## BEGIN Supplied information

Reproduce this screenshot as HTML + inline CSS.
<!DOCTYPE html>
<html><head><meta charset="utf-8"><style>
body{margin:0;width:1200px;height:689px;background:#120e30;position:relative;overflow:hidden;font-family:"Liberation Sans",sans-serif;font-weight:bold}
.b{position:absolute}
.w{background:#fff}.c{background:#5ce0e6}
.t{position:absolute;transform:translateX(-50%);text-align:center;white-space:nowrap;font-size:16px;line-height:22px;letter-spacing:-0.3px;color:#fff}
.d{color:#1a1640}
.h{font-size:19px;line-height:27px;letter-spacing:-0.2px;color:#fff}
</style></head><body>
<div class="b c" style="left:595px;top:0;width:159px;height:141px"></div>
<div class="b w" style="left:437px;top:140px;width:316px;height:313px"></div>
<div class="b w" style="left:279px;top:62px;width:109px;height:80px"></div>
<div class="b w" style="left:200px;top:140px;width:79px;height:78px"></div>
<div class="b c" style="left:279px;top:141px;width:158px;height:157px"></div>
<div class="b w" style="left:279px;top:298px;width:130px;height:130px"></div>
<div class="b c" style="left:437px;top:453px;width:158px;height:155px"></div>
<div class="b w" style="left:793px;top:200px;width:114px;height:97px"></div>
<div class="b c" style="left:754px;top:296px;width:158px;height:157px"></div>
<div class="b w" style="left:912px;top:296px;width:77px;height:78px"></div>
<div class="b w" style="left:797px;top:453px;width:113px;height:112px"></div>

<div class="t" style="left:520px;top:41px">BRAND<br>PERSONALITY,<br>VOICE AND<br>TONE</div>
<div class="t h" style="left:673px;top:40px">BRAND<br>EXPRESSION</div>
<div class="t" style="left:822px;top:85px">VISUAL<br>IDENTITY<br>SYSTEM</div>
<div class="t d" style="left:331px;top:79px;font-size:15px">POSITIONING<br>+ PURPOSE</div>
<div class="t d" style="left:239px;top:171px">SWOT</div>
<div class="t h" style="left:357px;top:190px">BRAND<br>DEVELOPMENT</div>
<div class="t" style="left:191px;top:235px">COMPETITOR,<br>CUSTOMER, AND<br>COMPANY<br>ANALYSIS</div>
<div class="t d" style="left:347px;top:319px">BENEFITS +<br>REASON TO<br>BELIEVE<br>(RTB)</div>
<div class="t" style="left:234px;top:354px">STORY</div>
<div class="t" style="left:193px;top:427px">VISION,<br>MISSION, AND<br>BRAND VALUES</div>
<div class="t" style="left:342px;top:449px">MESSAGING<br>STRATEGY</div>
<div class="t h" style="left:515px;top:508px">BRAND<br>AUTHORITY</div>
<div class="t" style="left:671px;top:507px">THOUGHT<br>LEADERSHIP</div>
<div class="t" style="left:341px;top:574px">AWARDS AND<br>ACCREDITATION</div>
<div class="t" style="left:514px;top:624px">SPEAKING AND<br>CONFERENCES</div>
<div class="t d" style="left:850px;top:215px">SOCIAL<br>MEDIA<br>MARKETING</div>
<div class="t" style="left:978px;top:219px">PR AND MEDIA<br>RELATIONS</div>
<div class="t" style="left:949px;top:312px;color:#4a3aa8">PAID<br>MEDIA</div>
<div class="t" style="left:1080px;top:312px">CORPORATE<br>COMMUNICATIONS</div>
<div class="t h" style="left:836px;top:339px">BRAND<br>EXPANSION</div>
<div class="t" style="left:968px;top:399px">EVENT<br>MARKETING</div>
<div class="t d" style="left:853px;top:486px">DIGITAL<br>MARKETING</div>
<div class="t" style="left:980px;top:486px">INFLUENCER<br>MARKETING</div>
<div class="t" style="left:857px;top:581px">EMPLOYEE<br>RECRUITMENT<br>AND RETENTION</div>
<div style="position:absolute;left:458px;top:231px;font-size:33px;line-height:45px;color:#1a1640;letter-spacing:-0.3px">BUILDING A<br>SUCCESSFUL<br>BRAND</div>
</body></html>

## END Supplied information
## BEGIN Supplied information

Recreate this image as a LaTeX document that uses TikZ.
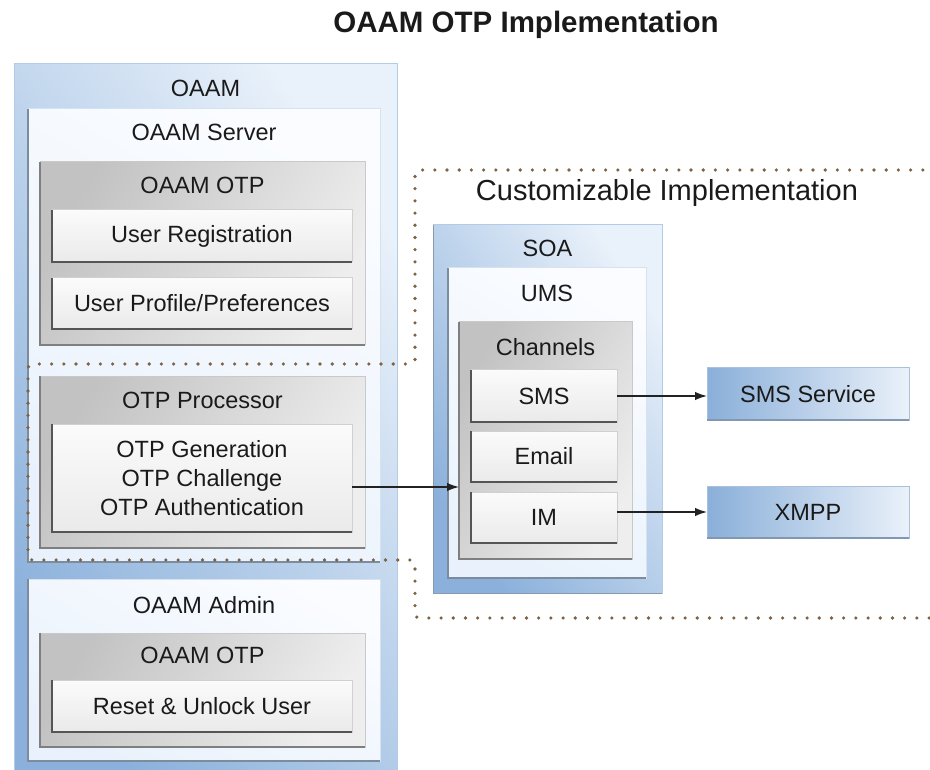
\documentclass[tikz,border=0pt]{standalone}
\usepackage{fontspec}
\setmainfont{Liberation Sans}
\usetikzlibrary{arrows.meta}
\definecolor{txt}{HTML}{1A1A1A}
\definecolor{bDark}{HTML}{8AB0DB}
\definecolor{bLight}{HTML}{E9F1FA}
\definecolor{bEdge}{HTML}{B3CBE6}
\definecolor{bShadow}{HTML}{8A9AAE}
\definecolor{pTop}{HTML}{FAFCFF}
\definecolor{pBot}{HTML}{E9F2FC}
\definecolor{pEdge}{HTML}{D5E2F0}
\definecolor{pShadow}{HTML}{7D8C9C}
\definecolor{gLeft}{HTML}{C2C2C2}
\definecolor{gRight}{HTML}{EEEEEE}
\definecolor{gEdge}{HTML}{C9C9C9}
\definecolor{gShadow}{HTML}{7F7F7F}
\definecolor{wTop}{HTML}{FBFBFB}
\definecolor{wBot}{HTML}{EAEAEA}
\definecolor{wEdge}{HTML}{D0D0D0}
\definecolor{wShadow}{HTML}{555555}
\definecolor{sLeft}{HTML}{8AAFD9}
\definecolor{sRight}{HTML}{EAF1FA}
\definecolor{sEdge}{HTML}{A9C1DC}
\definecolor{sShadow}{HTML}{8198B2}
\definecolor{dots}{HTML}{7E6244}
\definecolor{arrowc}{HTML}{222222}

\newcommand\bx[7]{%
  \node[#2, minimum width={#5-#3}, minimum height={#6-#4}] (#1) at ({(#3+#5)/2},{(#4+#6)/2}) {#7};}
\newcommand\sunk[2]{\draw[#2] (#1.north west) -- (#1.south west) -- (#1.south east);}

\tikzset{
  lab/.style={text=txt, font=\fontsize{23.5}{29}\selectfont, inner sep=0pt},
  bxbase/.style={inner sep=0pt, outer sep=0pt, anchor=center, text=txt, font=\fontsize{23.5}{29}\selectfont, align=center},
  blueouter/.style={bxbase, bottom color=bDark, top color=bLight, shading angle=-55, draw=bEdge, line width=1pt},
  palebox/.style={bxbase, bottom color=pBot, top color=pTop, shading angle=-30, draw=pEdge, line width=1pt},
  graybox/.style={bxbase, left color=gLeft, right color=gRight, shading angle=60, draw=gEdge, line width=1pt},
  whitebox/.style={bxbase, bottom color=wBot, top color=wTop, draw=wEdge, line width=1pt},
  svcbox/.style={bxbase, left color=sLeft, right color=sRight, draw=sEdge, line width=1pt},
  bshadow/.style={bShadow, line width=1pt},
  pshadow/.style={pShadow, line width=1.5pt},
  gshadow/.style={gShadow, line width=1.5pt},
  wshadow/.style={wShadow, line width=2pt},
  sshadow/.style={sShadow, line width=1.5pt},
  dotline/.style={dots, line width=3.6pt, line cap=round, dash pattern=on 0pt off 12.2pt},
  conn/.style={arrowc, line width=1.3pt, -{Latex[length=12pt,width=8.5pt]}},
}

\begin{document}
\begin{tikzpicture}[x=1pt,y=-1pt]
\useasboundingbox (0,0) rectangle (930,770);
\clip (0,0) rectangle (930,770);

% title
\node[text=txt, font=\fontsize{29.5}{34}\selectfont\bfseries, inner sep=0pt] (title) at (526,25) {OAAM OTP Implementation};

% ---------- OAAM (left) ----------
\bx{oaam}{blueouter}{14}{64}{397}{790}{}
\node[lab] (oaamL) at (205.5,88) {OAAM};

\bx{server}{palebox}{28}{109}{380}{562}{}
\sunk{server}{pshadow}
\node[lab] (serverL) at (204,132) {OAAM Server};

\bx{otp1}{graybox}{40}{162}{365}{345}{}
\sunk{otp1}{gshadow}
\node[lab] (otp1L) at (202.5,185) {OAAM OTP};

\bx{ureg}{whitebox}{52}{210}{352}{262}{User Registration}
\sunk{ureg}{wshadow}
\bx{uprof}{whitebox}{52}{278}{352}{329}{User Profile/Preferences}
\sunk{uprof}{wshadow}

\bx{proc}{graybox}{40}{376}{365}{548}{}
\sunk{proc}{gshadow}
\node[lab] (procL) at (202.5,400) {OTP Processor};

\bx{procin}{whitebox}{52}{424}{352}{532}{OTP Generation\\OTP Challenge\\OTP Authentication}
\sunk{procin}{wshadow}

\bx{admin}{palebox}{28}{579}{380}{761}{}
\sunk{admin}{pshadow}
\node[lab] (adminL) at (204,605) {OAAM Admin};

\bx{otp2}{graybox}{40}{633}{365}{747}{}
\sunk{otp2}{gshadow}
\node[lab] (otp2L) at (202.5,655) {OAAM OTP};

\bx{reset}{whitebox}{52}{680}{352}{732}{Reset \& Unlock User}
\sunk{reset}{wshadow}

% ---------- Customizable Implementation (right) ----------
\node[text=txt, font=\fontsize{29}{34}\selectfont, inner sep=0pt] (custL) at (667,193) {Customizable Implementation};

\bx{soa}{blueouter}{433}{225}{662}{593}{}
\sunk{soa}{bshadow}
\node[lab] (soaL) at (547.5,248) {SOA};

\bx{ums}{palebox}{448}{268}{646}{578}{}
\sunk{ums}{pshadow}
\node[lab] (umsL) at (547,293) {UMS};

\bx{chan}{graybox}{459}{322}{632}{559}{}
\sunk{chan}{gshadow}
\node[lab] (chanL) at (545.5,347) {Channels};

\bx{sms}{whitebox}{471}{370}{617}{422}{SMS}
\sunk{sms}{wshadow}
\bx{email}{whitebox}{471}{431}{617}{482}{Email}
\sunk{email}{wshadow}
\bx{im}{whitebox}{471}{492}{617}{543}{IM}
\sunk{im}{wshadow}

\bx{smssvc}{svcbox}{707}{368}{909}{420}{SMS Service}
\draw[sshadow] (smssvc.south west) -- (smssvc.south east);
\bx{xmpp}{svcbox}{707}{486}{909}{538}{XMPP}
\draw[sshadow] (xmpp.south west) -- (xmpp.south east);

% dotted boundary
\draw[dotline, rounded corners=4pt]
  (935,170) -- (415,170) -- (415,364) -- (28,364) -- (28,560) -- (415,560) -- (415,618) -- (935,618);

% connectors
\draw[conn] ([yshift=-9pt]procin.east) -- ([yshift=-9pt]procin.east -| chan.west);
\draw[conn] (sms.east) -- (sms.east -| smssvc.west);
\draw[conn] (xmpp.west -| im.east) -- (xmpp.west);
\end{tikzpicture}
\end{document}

## END Supplied information

What to work on | Identify every line above with the string "this" in it. Copy those lines.

Answer to the task |
Reproduce this screenshot as HTML + inline CSS.
Recreate this image as a LaTeX document that uses TikZ.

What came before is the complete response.